Scheduler

February 2021

The scheduler is the part of the OS that decides which process gets allocated CPU time. There are various scheduling policies, each one optimizing for a specific scheduling metric.

The turnaround time is the amount of time that has elapsed from a job arriving at the queue to its completion. The response time is the amount of time that has elapsed from a job arriving at the queue to the time when it was first run. Turnaround time measures performance, whereas response time measures fairness. There exists a tradeoff between performance and fairness --- you can't have both.

Basic Scheduling Policies

First-In-First-Out: FIFO is conceptually simple and easy to implement. The downside to FIFO is that it is susceptible to the convoy effect: several short jobs getting queued behind one large job, resulting in high average turnaround.

Shortest-Job-First: SJF is the optimal solution for turnaround if all jobs arrive to the queue at the same time. This is an unreasonable assumption. An alternative to SJF is STCF (Shortest-Time-to-Completion-First), which is a preemptive version of SJF.
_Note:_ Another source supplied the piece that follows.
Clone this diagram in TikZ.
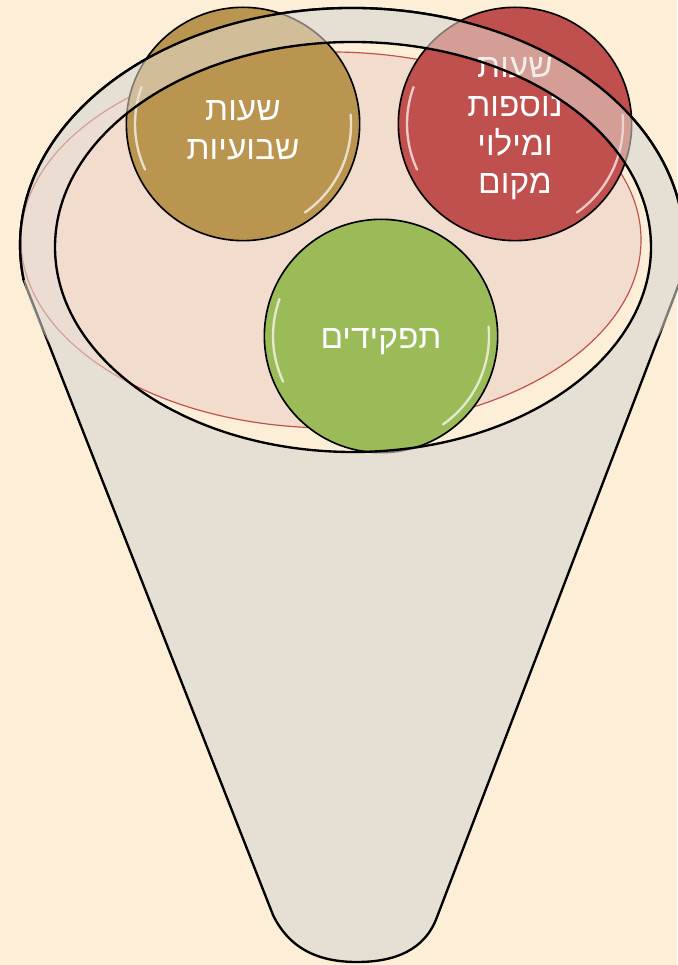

FIFO, SJF, and STCF all optimize for performance (turnaround time). The next policy optimizes for fairness (response time).

Round-Robin: RR runs a job for a time slice and then switches to the next job in the queue. RR does very well in terms of response time, but the policy generates a lot of overheads (context switches, caches, branch predictors etc.)

These basic scheduling policies assume that the amount of time required by a job is known the moment it arrives at the queue, which is a very bad assumption. The next scheduling policy we introduce does not make this assumption.

Multi-Level Feedback Queue

MLFQ minimizes response time for interactive jobs while also minimizing turnaround time without a priori knowledge of job length.

MLFQ maintains multiple queues, each one with a different priority level. Each job is placed in one single queue at any given time. The job that is on a higher priority queue always runs first. If there are more than one job in a queue, RR is used to schedule among these jobs. These mechanisms are summarized in Rule 1 and Rule 2 of the following list of MLFQ rules:

Rule 1: Always run jobs with higher priority levels.
Rule 2: Use RR to schedule between jobs with the same priority level.
Rule 3: A new job always gets placed at the highest priority queue.
Rule 4: Once a job uses up its time allotment at a given level, its priority is reduced.
Rule 5: After some time period, all jobs in the system are moved to the highest priority queue.

When a job arrives in the queue, MLFQ assumes initially that it is a short job. If this is not the case, the job will slowly be moved down the queue, through a combination of Rule 3 and Rule 4. Rule 5 solves the problem of starvation.

Proportional Share Scheduler

One example of propshare scheduling is lottery scheduling. In this policy, each process is given a number of tickets, and a lottery is held to determine which process gets allocated the CPU next. A lottery scheduler is nondeterministic. However, it approaches the desired outcome the longer the length of the jobs that arrive in the system.

Linux CFS

The current Linux approach to proportional share scheduling is the Completely Fair Scheduler (CFS). Each process in CFS accumulates vruntime as it runs. Whenever a scheduling decision has to be made, CFS always picks the process with the lowest vruntime. The frequency at which a scheduling decision is made is controlled by various parameters such as sched_latency and min_granularity.

Here's the kicker of CFS. The vruntime of a process does not always accumulate at the same rate as that of the other processes. A high priority process accumulates vruntime at a slower rate than a low priority one. The priority level of a process is set using the UNIX mechanism known as the nice level of a process. CFS maps each nice level to a weight, which is used to determine the rate at which a process accumulates vruntime.

For performance and efficiency reasons, CFS keeps track of all running processes (along with their vruntime) in a red-black tree. Note that any process that sleeps (or gets blocked) is removed from the tree. Whenever a process wakes up, it inherits the minimum vruntime of all the nodes in the tree. This is to prevent that process from taking over the CPU.